Android, Your Main OS Everywhere

Here’s what I think is the real reason why Google may be optimizing Android for Intel’s chips: Google wants to become your main OS, not just on smartphones and tablets, but also on all older and newer x86 systems.

If that’s the real reason, then it may not be such a bad decision after all, and in fact it’s pretty smart. As Android becomes a more mature and even more popular OS, you will be able to do more and more with it, and once you get more professional applications, you’ll want as much performance as possible, too. It will take a while until ARM reaches Intel’s most powerful chips (even though it seems Intel has all but stopped improving the performance of the Ivy Bridge CPU, and they want to focus more on lowering power consumption), and Google may not want to wait until that happens.

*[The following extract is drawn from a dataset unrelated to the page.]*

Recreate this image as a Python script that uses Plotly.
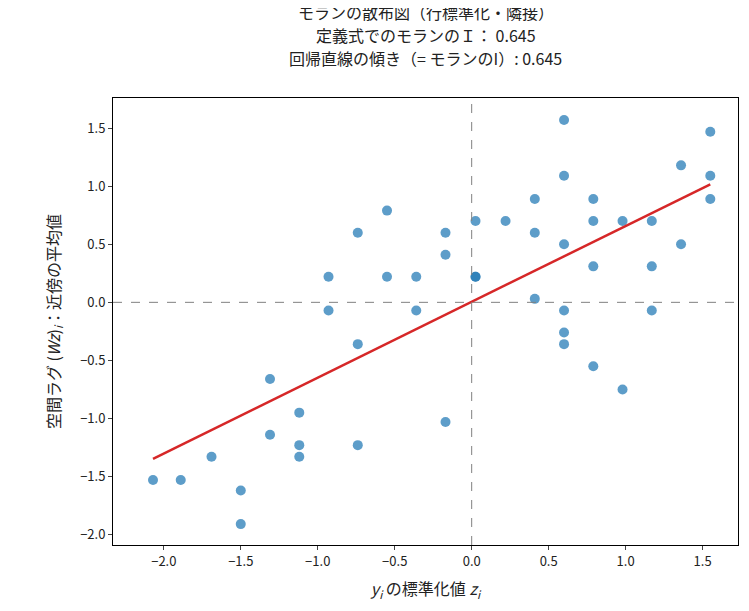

Plus, with so many hundreds of millions, if not billions of PC’s out there in the world, Google may want to make it easy for Android to be installed on those machines one day soon. Of course, it’s not just Intel chips they’d have to worry about if they want to make that happen, but it would be one huge obstacle cleared out of the way. Now that Intel has Google’s ear, AMD will probably ask Google to optimize Android for AMD chips, as well, and in return, Google may also ask them to support Android on other older machines of theirs.

So ideally, Google would get both Intel and AMD to make drivers for Android for their other older chips, while “pretending” to help them get a hold of the mobile market, with no significant outcome that would favor Intel or AMD. That would be the best case scenario for Google, without compromising themselves much in the mobile market, and without leaving the door open for Microsoft.

What do you guys think? Did Google do the right thing partnering with Intel on this, or should they have stayed exclusively with ARM and let Intel fade away in the “PC world” and hurting Microsoft in the same time, while they move on with the “Post-PC world”?